In April 2024 I picked up a call from an unknown number at the grocery store where I work. The first few moments were enough to send shocks of terror through my body. “Jeff Noland? This is Officer Walker with Davidson County Police Department. We have a warrant out on you.”
My mind raced. What did I do? I can’t go back to prison. I can’t ever go back to prison. I won’t make it out alive this time.
The person on the other end of the call said he needed my personal cell phone number. When I hesitated, he rattled off my home address, my parole officer’s name and my ID number from the decade I spent in Tennessee Department of Correction custody. My coworkers were watching. Shaking, I told him my number and said a silent prayer that I would not go back to prison.
We had this happen 3 times now!
Put my mother-in-law in the hospital with chest pains.
Reported it to the police and was told to block the number we don’t get involved with that.
LEOs do not call to tell a person they have a warrant. and if you’re on registry they already have your info that is being asked for. To get suckered by this scam is baffling. Don’t ask for any info because it will all be false. Just hang up. Or have some fun and give them all kinds of BS info.
That is why I never answer the phone unless it is a number I know, and I won’t call the number back without them leaving a voicemail.
Yes, same here, a “Detective Garcia” who sounded the part so perfectly he could have won an oscar. Luckily I only heard the message that was left and I didn’t pick up! Left me shaking, short of breath, chest pounding. Sheer, out of the blue terror.
“a pressing issue with your registration form…”
Yeah, the registry isn’t punishment. It’s not government-sponsored doxing. No, not at all….
I got two calls from the same number. The second time the guy lost his cool and started threatening with f-bombs. Called the LE office he supposedly worked for, they never heard of him, the don’t make these kinds of calls. I filed a complaint, never heard back from LE. I don’t think this was a money scam, but rather a vigilante. Never answer a call from a number I don’t know and I never call back a number or person I don’t know.

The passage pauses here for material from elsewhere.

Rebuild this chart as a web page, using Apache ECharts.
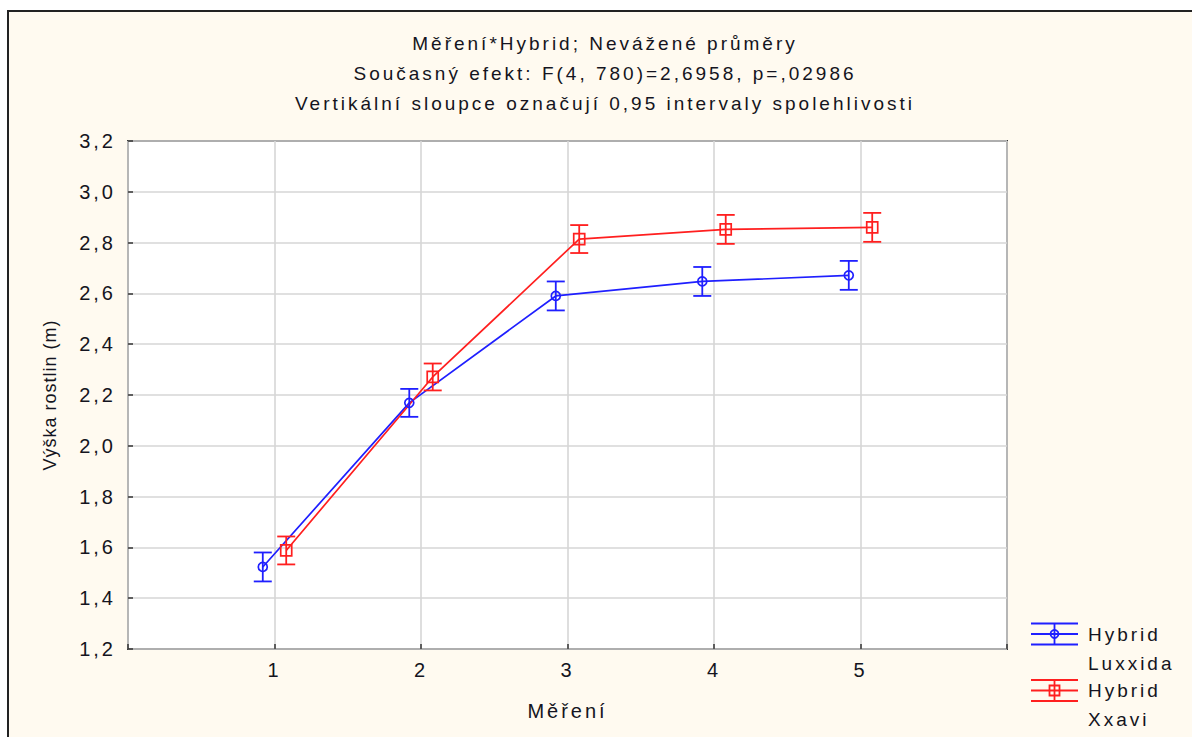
<!DOCTYPE html>
<html><head><meta charset="utf-8">
<script src="https://cdn.jsdelivr.net/npm/echarts@6/dist/echarts.min.js"></script>
<style>
html,body{margin:0;padding:0;background:#fff;overflow:hidden;}
#frame{position:absolute;left:7px;top:10px;width:1300px;height:800px;background:#fffaf0;border-top:2px solid #222;border-left:2px solid #222;}
#c{position:absolute;left:0;top:0;width:1192px;height:737px;}
#c svg text{letter-spacing:3px;}
#c svg text[style*="Arial"]{letter-spacing:1px;}
</style></head><body><div id="frame"></div><div id="c"></div>
<script>
// ---- data ----
const measurements = [1, 2, 3, 4, 5];
const seriesNames = ['Hybrid Luxxida', 'Hybrid Xxavi'];
const luxxidaMean = [1.523, 2.169, 2.590, 2.647, 2.671];
const luxxidaCI   = [0.057, 0.055, 0.057, 0.057, 0.057];
const xxaviMean   = [1.588, 2.271, 2.814, 2.852, 2.860];
const xxaviCI     = [0.055, 0.053, 0.055, 0.057, 0.057];
const titleLines = [
  'Měření*Hybrid; Nevážené průměry',
  'Současný efekt: F(4, 780)=2,6958, p=,02986',
  'Vertikální sloupce označují 0,95 intervaly spolehlivosti'
];
const xName = 'Měření';
const yName = 'Výška rostlin (m)';

// ---- style ----
const BLUE = '#1f1fff', RED = '#ff1f1f';
const FONT = 'Liberation Sans';
const TXT = '#141420';
const offsets = [-0.08, 0.08];
const means = [luxxidaMean, xxaviMean];
const cis = [luxxidaCI, xxaviCI];
const colors = [BLUE, RED];
const symbols = ['circle', 'rect'];
const symbolSizes = [9, 11];

function errRender(params, api) {
  const x = api.value(0), lo = api.value(1), hi = api.value(2);
  const a = api.coord([x, hi]), b = api.coord([x, lo]);
  const w = 9;
  const style = { stroke: api.visual('color'), lineWidth: 1.8, fill: null };
  return { type: 'group', children: [
    { type: 'line', shape: { x1: a[0], y1: a[1], x2: b[0], y2: b[1] }, style },
    { type: 'line', shape: { x1: a[0] - w, y1: a[1], x2: a[0] + w, y2: a[1] }, style },
    { type: 'line', shape: { x1: b[0] - w, y1: b[1], x2: b[0] + w, y2: b[1] }, style }
  ]};
}

const series = [];
seriesNames.forEach((name, s) => {
  series.push({
    name, type: 'line',
    data: measurements.map((m, i) => [m + offsets[s], means[s][i]]),
    symbol: symbols[s], symbolSize: symbolSizes[s], showSymbol: true,
    lineStyle: { color: colors[s], width: 1.7 },
    itemStyle: { color: 'rgba(0,0,0,0)', borderColor: colors[s], borderWidth: 1.7 },
    z: 3, animation: false
  });
  series.push({
    name: name + ' CI', type: 'custom',
    data: measurements.map((m, i) => [m + offsets[s], means[s][i] - cis[s][i], means[s][i] + cis[s][i]]),
    renderItem: errRender, itemStyle: { color: colors[s] },
    encode: { x: 0, y: [1, 2] }, z: 4, animation: false
  });
});

// legend drawn as graphic
const legendEls = [];
seriesNames.forEach((name, s) => {
  const cy = 634 + s * 56.5, x0 = 1031, x1 = 1078, xm = 1054.5, h = 10.5;
  const st = { stroke: colors[s], lineWidth: 1.8, fill: null };
  [-h, 0, h].forEach(d => legendEls.push({ type: 'line', shape: { x1: x0, y1: cy + d, x2: x1, y2: cy + d }, style: st }));
  legendEls.push({ type: 'line', shape: { x1: xm, y1: cy - h, x2: xm, y2: cy + h }, style: st });
  if (symbols[s] === 'circle') legendEls.push({ type: 'circle', shape: { cx: xm, cy, r: 4 }, style: st });
  else legendEls.push({ type: 'rect', shape: { x: xm - 5, y: cy - 5, width: 10, height: 10 }, style: st });
  legendEls.push({ type: 'text', x: 1088, y: cy - 14.5, style: {
    text: name.replace(' ', '\n'), fill: TXT, fontSize: 19, fontFamily: FONT,
    lineHeight: 29, verticalAlign: 'top', align: 'left' } });
});

const chart = echarts.init(document.getElementById('c'), null, { renderer: 'svg', width: 1192, height: 737 });
chart.setOption({
  backgroundColor: 'transparent',
  animation: false,
  title: {
    text: titleLines.join('\n'), left: 605, top: 28, padding: 0, textAlign: 'center',
    textStyle: { fontSize: 19, fontWeight: 'normal', fontFamily: FONT, color: TXT, lineHeight: 30 }
  },
  grid: { left: 128, top: 141, right: 185, bottom: 88, show: true, backgroundColor: '#fff',
          borderColor: '#3a3a3a', borderWidth: 2 },
  xAxis: {
    type: 'value', min: 0, max: 6, interval: 1,
    name: xName, nameLocation: 'middle', nameGap: 52,
    nameTextStyle: { fontSize: 20, fontFamily: FONT, color: TXT },
    axisLine: { show: false },
    axisTick: { show: true, inside: true, length: 5, lineStyle: { color: '#333', width: 1.5 } },
    axisLabel: { fontSize: 20, fontFamily: FONT, color: TXT, margin: 11,
      formatter: v => measurements.includes(v) ? String(v) : '' },
    splitLine: { show: true, lineStyle: { color: '#d6d6d6', width: 1.6 } }
  },
  yAxis: {
    type: 'value', min: 1.2, max: 3.2, interval: 0.2,
    name: yName, nameLocation: 'middle', nameGap: 69, nameRotate: 90,
    nameTextStyle: { fontSize: 18, fontFamily: FONT + ', Arial', color: TXT },
    axisLine: { show: false },
    axisTick: { show: true, inside: true, length: 5, lineStyle: { color: '#333', width: 1.5 } },
    axisLabel: { fontSize: 20, fontFamily: FONT, color: TXT, margin: 12,
      formatter: v => v.toFixed(1).replace('.', ',') },
    splitLine: { show: true, lineStyle: { color: '#d6d6d6', width: 1.6 } }
  },
  graphic: legendEls,
  series
});
</script></body></html>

I got one of these calls last week out of Virginia, which I thought was odd considering I haven’t been to Virginia lately unless I’m sleep driving again. Funny thing is they left a 50 second voicemail of silence. Must be sleeping scammers or butt dialed me by accident.
I briefly investigated this when I got mine the first time. Seemed off. I quickly realized police would not call me in advance if there was a problem with my registration, they’d be knocking on the door loudly.
Unfortunately many of these operations are using VOIP numbers paid for with stolen credit cards and accessed over VPN or Tor. Pretty much impossible to trace.
Like many folks have suggested. Start letting calls go to voicemail. Get an app with Caller ID. I usually get one or two calls like this a year now. Sucks, but we have to protect ourselves as best we can until our info is no longer public.